DO STOP THINKING ABOUT TOMORROW. I find myself short of time, so let me take the lazy man's route to blog fulfillment and point you to editor Martin's site, where my favorite health reporter considers the Singularitized vision of our future:
Today the Times has a piece on [futurist Ray] Kurtzweil's latest predictions.
"Do you have trouble sticking to a diet? Have patience. Within 10 years, Dr. Kurzweil explained, there will be a drug that lets you eat whatever you want without gaining weight."
Oh, gross. Imagine all the skinny people gorging themselves constantly and shitting grease.

When we all get diabetes from overeating, there will be a nanobot-filled pill to fix that, too.
"Are you depressed by the prospect of dying? Well, if you can hang on another 15 years, your life expectancy will keep rising every year faster than you’re aging."
Unless, of course, you're black, or you live in the South.
An endorsement of Kurzweil and John Tierney from the Perfesser here. We all hope for the best, and the many brilliant successes of the modern age give us reason for hope. But we ought to be careful about shrugging off the past and present on the grounds that the future will fix them.

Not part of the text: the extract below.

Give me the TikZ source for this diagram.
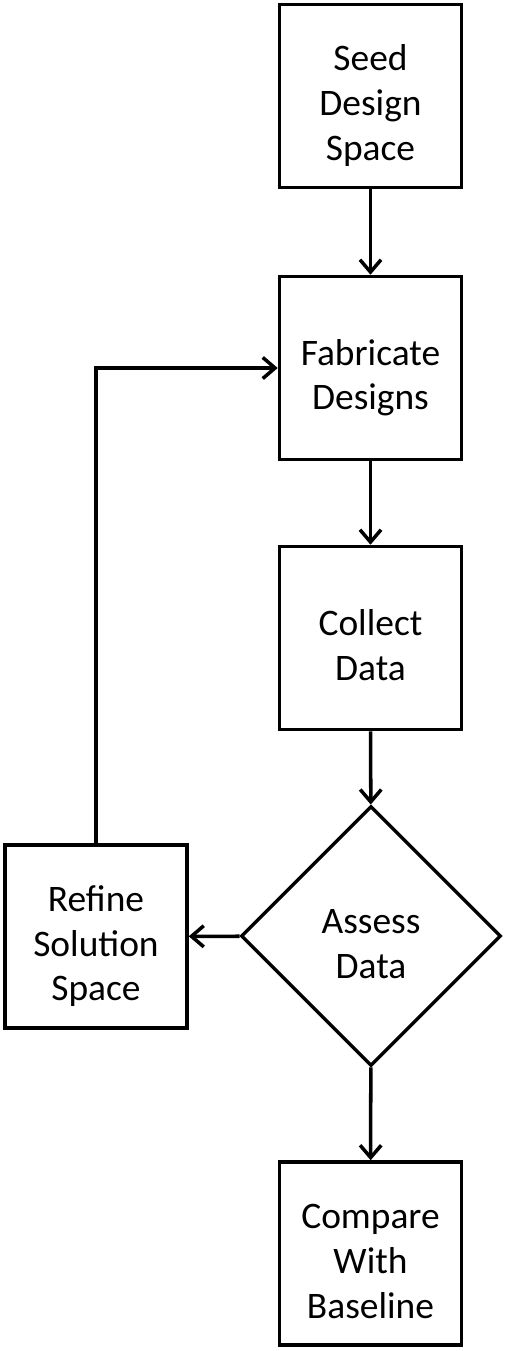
\documentclass[tikz,border=0pt]{standalone}
\usepackage{fontspec}
\setmainfont{Carlito}
\usepackage{tikz}
\usetikzlibrary{shapes.geometric, arrows.meta, positioning}
\definecolor{linecolor}{RGB}{0,0,0}
\newcommand{\topgap}{\rule{0pt}{0.78cm}}
\tikzset{
  stepbox/.style={draw=linecolor, line width=2pt, minimum width=3.64cm, minimum height=3.66cm,
    inner sep=0pt, align=center, text depth=0pt, font=\fontsize{21.3}{25.6}\selectfont},
  decision/.style={diamond, draw=linecolor, line width=1.9pt, minimum width=5.2cm, minimum height=5.2cm,
    aspect=1, inner sep=0pt, align=center, text depth=0pt, font=\fontsize{21.3}{25.6}\selectfont},
  flow/.style={draw=linecolor, line width=2pt, -{Straight Barb[length=7pt,width=12pt]}}
}
\begin{document}
\begin{tikzpicture}
    \useasboundingbox (0,0) rectangle (10.1,-27.02);
    % Process steps
    \node[stepbox] (seed) at (7.41,-1.92) {\topgap Seed\\Design\\Space};
    \node[stepbox] (fabricate) at (7.41,-7.36) {\topgap Fabricate\\Designs};
    \node[stepbox] (collect) at (7.41,-12.76) {\topgap Collect\\Data};
    \node[decision] (assess) at (7.42,-18.72) {\topgap Assess\\Data};
    \node[stepbox] (refine) at (1.92,-18.73) {\topgap Refine\\Solution\\Space};
    \node[stepbox] (compare) at (7.41,-25.07) {\topgap Compare\\With\\Baseline};
    % Connectors
    \draw[flow] (seed) -- (fabricate);
    \draw[flow] (fabricate) -- (collect);
    \draw[flow] (collect) -- (assess);
    \draw[flow] (assess) -- (refine);
    \draw[flow] (assess) -- (compare);
    \draw[flow] (refine.north) |- (fabricate.west);
\end{tikzpicture}
\end{document}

It stands to reason that conservatives would prefer the forward-looking approach, as the rear-view and the side-view too are very grim. At National Review, Yuval Levin is predicting that the coming election will "turn into more or less an up or down vote on Obama" -- as if the past eight years of the Bush Administration and Republican rule, poorly regarded as they are by the voters, may be forgotten. It is understandable that people who know they've fucked up would engage in this sort of wishful thinking, and hope that their fellow citizens will yet trust them to deliver on one more shining vision of tomorrow. But optimism only goes so far, at least among people who are more interested in the small gains that may be achieved by a change in government than in the big dreams of professional fantasists.